Compressibility and thermal expansion of hydrous ringwoodite with 2.5(3) wt% H2O

Ringwoodite (γ-Mg ₂ SiO ₄ ) is the stable polymorph of olivine in the transition zone between 525-660 km depth, and can incorporate weight percent amounts of H ₂ O as hydroxyl, with charge compensated mainly by Mg vacancies (Mg ²⁺ = 2H ⁺ ), but also possibly as (Si ⁴⁺ = 4H ⁺ and Mg ²⁺ + 2H ⁺ = Si ⁴⁺ ).
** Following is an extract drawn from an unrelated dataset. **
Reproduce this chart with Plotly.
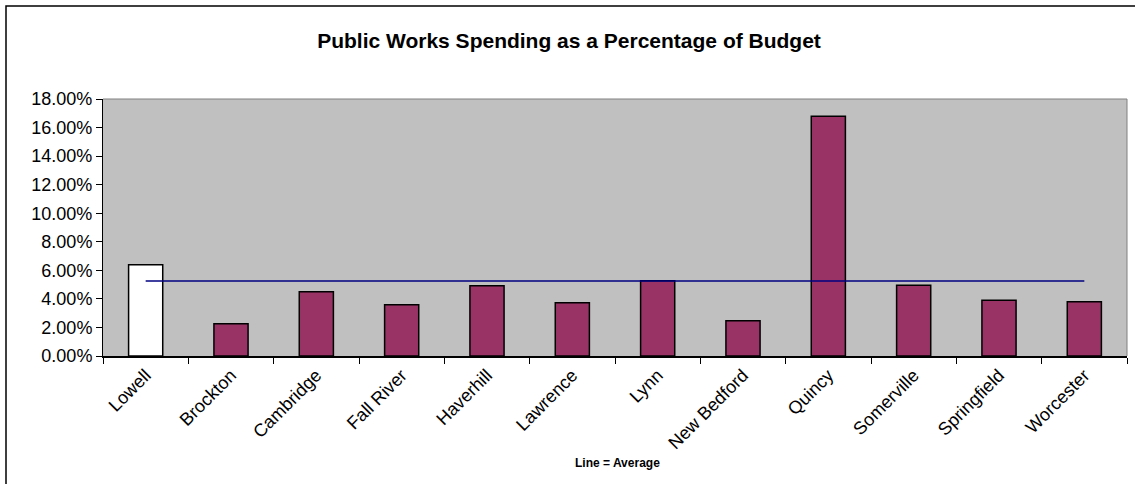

We synthesized pure Mg ringwoodite containing 2.5(3) wt% H2O, measured by secondary ion mass spectrometry (SIMS), and determined its compressibility at 300 K by single-crystal and powder X-ray diffraction (XRD), as well as its thermal expansion behavior between 140 and 740 K at room pressure. A third-order Birch-Murnaghan equation of state (BM3 EOS) fits values of the isothermal bulk modulus K _T0 = 159(7) GPa and (dKT/dP) _{P = 0} = K' = 6.7(7) for single-crystal XRD; K _T0 = 161(4) GPa and K' = 5.4(6) for powder XRD, with KT0 = 160(2) GPa and K' = 6.2(3) for the combined data sets. At room pressure, hydrous ringwoodite breaks down by an irreversible unit-cell expansion above 586 K, which may be related to dehydration and changes in the disorder mechanisms. Single-crystal intensity data were collected at various temperatures up to 736 K, and show that the cell volume V(cell) has a mean thermal expansion coefficient α _V0 of 40(4) ×10 ^-6 /K (143-736 K), and 29(2) ×10 ^-6 /K (143-586 K before irreversible expansion). V(Mg) have α ₀ values of 41(3) ×10 ^-6 /K (143-736 K), and V(Si) has α ₀ values of 20(3) ×10 ^-6 /K (143-586 K) and 132(4) ×10 ^-6 K (586-736 K). Based on the experimental data and previous work from ²⁹ Si NMR, we propose that during the irreversible expansion, a small amount of H ⁺ cations in Mg sites transfer to Si sites without changing the cubic spinel structure of ringwoodite, and the substituted Si ⁴⁺ cations move to the normally vacant octahedral site at (1/2, 1/2, 0). Including new SIMS data on this and several Mg-ringwoodite samples from previous studies, we summarize volume-hydration data and show that the Mg ²⁺ = 2H ⁺ dominates up to about 2 wt% H ₂ O, where a discontinuity in the volume vs. H ₂ O content trend suggests that other hydration mechanisms become important at very high H ₂ O contents.